The surname, Smith, can be traced a few generations into England and stemmed from the trade names of persons who were gold, tin, silver or black "smiths'. ( Dad used to joke that Adam's name was Smith, but one made a mistake, they changes his name!)
Our cabin had one small window, a strong heavy door with no hardware except two huge iron hinges. The lock for the door, which served also as a handle with which to open the door, was a heavy latch with a latch string so it could be pulled to lift the latch and open the door. At night, the latch string was pulled inside so that no one form the outside could enter. The room was furnished with one bedstead made of a wooden frame. Both ends of the frame had holes drilled every few inches. A rope was interlaced back and forth from side to side and then from end to end and tightened to make secure support for the big straw tick, which served as a mattress. Each fall at threshing time, the straw tick was emptied and refilled with clean fresh straw. Other items of furniture were, homemade table, washstand, a cupboard to hold a few dishes and the food, and if lucky, a couple of chairs, no luxuries like dressers, etc. Farmers raised cattle, sheep and poultry. Field crops were timothy, red top grass ( which grew tall enough to be gathered as hay ), a hardy variety of alfalfa, and red clover. After 68 years, i stood on the spot where our log cabin, hand hewn and built by my father, stood. I was flooded with wonderful memories of my childhood, our old horse, Tige, the stables and places I had fed calves, pigs and chickens. I remember the day we went to church on Sunday and heard our Patriarch speak in tongues and give the interpretation. I stood in awe and wonder as I gazed at the Grand Teton Peaks, this, the prettiest side of the mountains. With alarm, I remember the walks through the snow to school with Nancy as we eyed the packs of coyotes along the way. In my mind's eye, I could see the great white hares, which were so well hidden in the snow, impossible to find unless one stepped too close. Then, away they would dash over the drifts to hide again. I drew water from 60 foot well my father dug by hand. How did he do that? I picked tame strawberries the first I had ever tasted, that couldn't compare with their tiny cousins in flavor. I have never forgotten the trails my parents endured for me that I might live and thrive and fulfill the measure of my creation and have this God given privilege of working out my salvation to be able to inherit the Celestial Kingdom.

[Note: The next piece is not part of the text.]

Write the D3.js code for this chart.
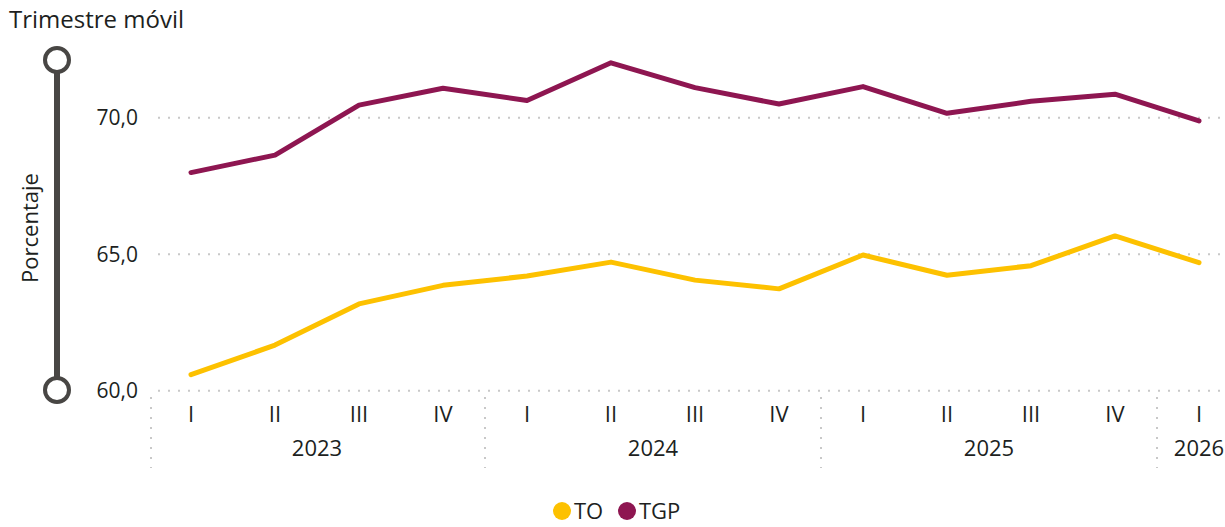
<!DOCTYPE html>
<html lang="es">
<head>
    <meta charset="UTF-8">
    <title>Trimestre móvil</title>
    <script src="https://d3js.org/d3.v7.min.js"></script>
    <style>
        body {
            margin: 0;
            background: #fff;
            font-family: "Segoe UI", "Open Sans", sans-serif;
        }
        #canvas {
            display: block;
        }
        .grid line {
            stroke: #c8c8c8;
            stroke-width: 2;
            stroke-dasharray: 2 8;
        }
        text {
            fill: #201f1e;
        }
    </style>
</head>
<body>
<svg id="canvas" width="1225" height="527"></svg>
<script>
    // data
    const quarters = ["I", "II", "III", "IV", "I", "II", "III", "IV", "I", "II", "III", "IV", "I"];
    const years = ["2023", "2023", "2023", "2023", "2024", "2024", "2024", "2024", "2025", "2025", "2025", "2025", "2026"];
    const tgp = [67.99, 68.63, 70.46, 71.08, 70.63, 72.01, 71.10, 70.50, 71.14, 70.16, 70.60, 70.86, 69.88];
    const to = [60.59, 61.67, 63.18, 63.86, 64.20, 64.71, 64.05, 63.73, 64.97, 64.23, 64.58, 65.67, 64.69];
    const yTicks = [60, 65, 70];
    const series = [
        {name: "TO", values: to, color: "#fdc100"},
        {name: "TGP", values: tgp, color: "#8e1651"}
    ];

    const svg = d3.select("#canvas");
    const idx = d3.range(quarters.length);

    let x = d3.scaleBand().domain(idx).range([149, 1241]);
    let y = d3.scaleLinear().domain([60, 70]).range([390.7, 117.7]);
    let cx = i => x(i) + x.bandwidth() / 2;

    // title
    svg.append("text")
        .attr("x", 9).attr("y", 28)
        .style("font-size", "24px")
        .text("Trimestre móvil");

    // axis decoration (slider-like bar)
    let deco = svg.append("g");
    deco.append("line")
        .attr("x1", 57).attr("x2", 57)
        .attr("y1", 70).attr("y2", 380)
        .attr("stroke", "#484644").attr("stroke-width", 6);
    deco.selectAll("circle").data([60, 390]).enter().append("circle")
        .attr("cx", 57).attr("cy", d => d).attr("r", 12)
        .attr("fill", "#fff").attr("stroke", "#484644").attr("stroke-width", 4);

    svg.append("text")
        .attr("transform", "translate(38,228) rotate(-90)")
        .attr("text-anchor", "middle")
        .style("font-size", "22px")
        .text("Porcentaje");

    // gridlines
    let grid = svg.append("g").attr("class", "grid");
    grid.selectAll("line").data(yTicks).enter().append("line")
        .attr("x1", 158).attr("x2", 1222)
        .attr("y1", d => y(d)).attr("y2", d => y(d));

    // y tick labels
    svg.append("g").selectAll("text").data(yTicks).enter().append("text")
        .attr("x", 138).attr("y", d => y(d))
        .attr("dy", "0.35em")
        .attr("text-anchor", "end")
        .style("font-size", "21px")
        .text(d => d3.format(".1f")(d).replace(".", ","));

    // x quarter labels
    svg.append("g").selectAll("text").data(idx).enter().append("text")
        .attr("x", d => cx(d)).attr("y", 422)
        .attr("text-anchor", "middle")
        .style("font-size", "22px")
        .text(d => quarters[d]);

    // year groups
    let groups = d3.groups(idx, d => years[d]);
    svg.append("g").selectAll("text").data(groups).enter().append("text")
        .attr("x", d => (cx(d[1][0]) + cx(d[1][d[1].length - 1])) / 2)
        .attr("y", 456)
        .attr("text-anchor", "middle")
        .style("font-size", "22px")
        .text(d => d[0]);

    // separators between years
    let seps = [x(0) + 2].concat(groups.slice(1).map(g => x(g[1][0])));
    let sepG = svg.append("g").attr("class", "grid");
    sepG.selectAll("line").data(seps).enter().append("line")
        .attr("x1", d => d).attr("x2", d => d)
        .attr("y1", 397).attr("y2", 468);

    // lines
    let line = d3.line()
        .x((d, i) => cx(i))
        .y(d => y(d));
    svg.append("g").selectAll("path").data(series).enter().append("path")
        .attr("d", d => line(d.values))
        .attr("fill", "none")
        .attr("stroke", d => d.color)
        .attr("stroke-width", 5)
        .attr("stroke-linejoin", "round")
        .attr("stroke-linecap", "round");

    // legend
    let legend = svg.append("g");
    let lx = [562, 627];
    let items = legend.selectAll("g").data(series).enter().append("g")
        .attr("transform", (d, i) => "translate(" + lx[i] + ",511)");
    items.append("circle").attr("r", 9).attr("fill", d => d.color);
    items.append("text")
        .attr("x", 12).attr("dy", "0.35em")
        .style("font-size", "22px")
        .text(d => d.name);
</script>
</body>
</html>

In Riverside, where my parents moved, I met a lovely brown eyed-beauty named Alice Velma Ogden, who was born in Michigan and was a convert with her parents, William Edmund and Ester Low Ogden. It was 1918, the US was engaged in World War I. I enlisted, but was turned down. Alice and I were then married in the Salt Lake Temple 8th of May 1981. Soon after, I was inducted into the army and left to be trained in California for war. Alice came to California to be near me. Next I was sent to Camp Mills, Long Island, New York, where we were outfitted for the trip to France. Although the Armistice had been signed, we embarked on the USS President Grant for our trip across the Atlantic. When out a few days, we were re-routed and sent to Camp Lee, Virginia, where we were finally mustered out. Our Children are: Dale Ogden, Velma Marie, ( died a couple weeks later) Grace, Bessie Mary, Alice Dawna, Etta, (stillborn) and Marilee (drowned with five others in a car accident in Pocatello, Idaho when she was 17). When mother was baptized in Michigan it was November and icy, but even after running a half mile home in wet clothes, she never got as much as a sniffle. Alice died in 1971 and Don in 1990 in his 95th year.